WiGig, Netflix’s House of Cards and the need for a new way of delivering content

April 20, 2016 // By Mark Barrett
There are two interesting and conflicting graphs that show 4K TV is potentially at a key stage in its development and acceptance. Both use Google Trends data, which counts the rise and fall of a given search topic over time. The first is the analysis of “4K TV” and “HDTV” searches and the second is “4K TV” in relation to “CES”.

Figure 1: Google Trends data for 4K TV (blue) vs HDTV (red) search volumes - March 2011 to March 2016

As we can see, June last year saw interest in 4K TVs from the general public overtake standard HDTV and with the usual November peak, the number of searches for 4K TV was more than double that of HDTV. In short, interest has never been greater. Indeed, Strategy Analytics predicts over 1.5 billion smartphones will have shipped with 4K capability by 2020 and in 2018 10% of US households will own an HDTV.

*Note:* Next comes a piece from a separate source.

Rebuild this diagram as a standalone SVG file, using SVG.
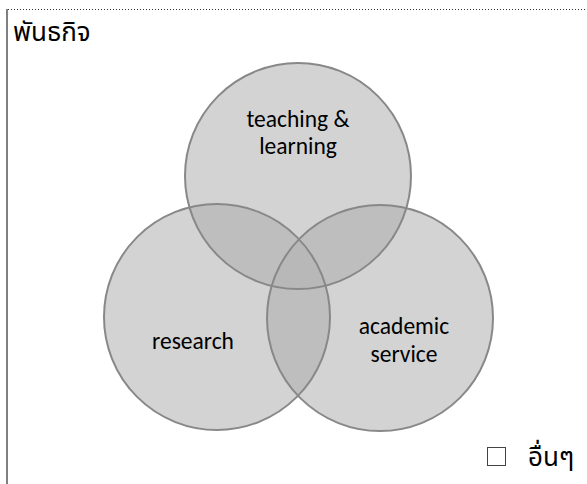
<svg xmlns="http://www.w3.org/2000/svg" width="587" height="484" viewBox="0 0 587 484">
<style>
.fill{fill:#d3d3d3}
.pair{fill:#bebebe}
.tri{fill:#b8b8b8}
.ring{fill:none;stroke:#888888;stroke-width:2}
.lbl{font-family:"Carlito","Lato","Open Sans",sans-serif;font-size:23.5px;fill:#000;text-anchor:middle}
.th{font-family:"Noto Sans Thai","Tahoma","DejaVu Sans",sans-serif;font-size:26px;fill:#000}
</style>
<defs>
<circle id="cT" cx="298" cy="176" r="113"/>
<circle id="cL" cx="217" cy="317" r="113"/>
<circle id="cR" cx="380" cy="318" r="113"/>
<clipPath id="clipT"><use href="#cT"/></clipPath>
<clipPath id="clipL"><use href="#cL"/></clipPath>
<clipPath id="clipR"><use href="#cR"/></clipPath>
<clipPath id="clipTL" clip-path="url(#clipL)"><use href="#cT"/></clipPath>
</defs>
<rect width="587" height="484" fill="#ffffff"/>
<line x1="7" y1="9" x2="7" y2="484" stroke="#808080" stroke-width="2"/>
<line x1="8" y1="9.5" x2="587" y2="9.5" stroke="#333" stroke-width="1" stroke-dasharray="1 2"/>
<text class="th" x="13" y="41">พันธกิจ</text>
<g id="venn-fills">
<use href="#cT" class="fill"/>
<use href="#cL" class="fill"/>
<use href="#cR" class="fill"/>
<use href="#cL" class="pair" clip-path="url(#clipT)"/>
<use href="#cR" class="pair" clip-path="url(#clipT)"/>
<use href="#cR" class="pair" clip-path="url(#clipL)"/>
<use href="#cR" class="tri" clip-path="url(#clipTL)"/>
</g>
<g id="teaching">
<use href="#cT" class="ring"/>
<text class="lbl" x="298" y="127">teaching &amp;</text>
<text class="lbl" x="298" y="154">learning</text>
</g>
<g id="research">
<use href="#cL" class="ring"/>
<text class="lbl" x="193" y="349">research</text>
</g>
<g id="service">
<use href="#cR" class="ring"/>
<text class="lbl" x="404" y="334">academic</text>
<text class="lbl" x="404" y="362">service</text>
</g>
<g id="connectors"/>
<g id="other">
<rect x="487.5" y="447.5" width="18" height="18" fill="none" stroke="#444" stroke-width="1"/>
<text class="th" x="528" y="466">อื่นๆ</text>
</g>
</svg>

Figure 2: Google Trends Data for 4K TV plus CES search volumes - same time period

Yet at the same time, interest from adopters of the latest technology (CES followers) is waning, with 2016 searches amounting to roughly half that of 2013. This is despite significant press coverage, with 2016 having 55 more press articles produced than 2015 (4014 vs 2582 - source Meltwater), which was itself 44% up on 2014’s coverage (1791).

So why the disconnect?


The move to online content and the effect on the operators - both fixed and mobile

One of the key blocks is the ability to distribute 4K content via the web and to the multiple screens now found in the home. The fall of live TV and its replacement with On Demand via the web is well documented. Neilsen’s December 2014 Total Audience Report, for example, states that approximately 2.6 million households in the US are now watching online only. And figures from its March 2016 Video On Demand Report says that c.40% of cable TV subscribers under 35 are looking to cancel their subscription and go online only.

In short, we’re rapidly moving to an online distribution model. Netflix, for example, has been streaming content in 4K since February 2014  when it launched House of Cards season two, and now releases much of its own big-attraction content in 4K (3840 x 2160). The company says it can deliver this over a stable download speed of 15.6 Mbps; but the firm’s chief exec’s statement that those with a 50Mbps connection would be “fine” suggests this will fluctuate upwards.

Taking this 15.6 Mbps as a baseline (and ignoring the fact that this will be with a low frame rate and significant compression—which surely defeats the point of 4K), according to Akamai’s State of the Internet Report from Q3 2015, just two countries have average internet speeds above this minimum speed. South Korea (20.5 Mbps) and Hong Kong (15.8 Mbps), Japan (15), the UK (13) and the US (12.6) make up the top five—and while each of these currently offer some very high band-width offerings, eg Virgin’s 200 Mbps offering in the UK, they are the exception. They’re also expensive and are yet to experience the mass usage that is set to happen.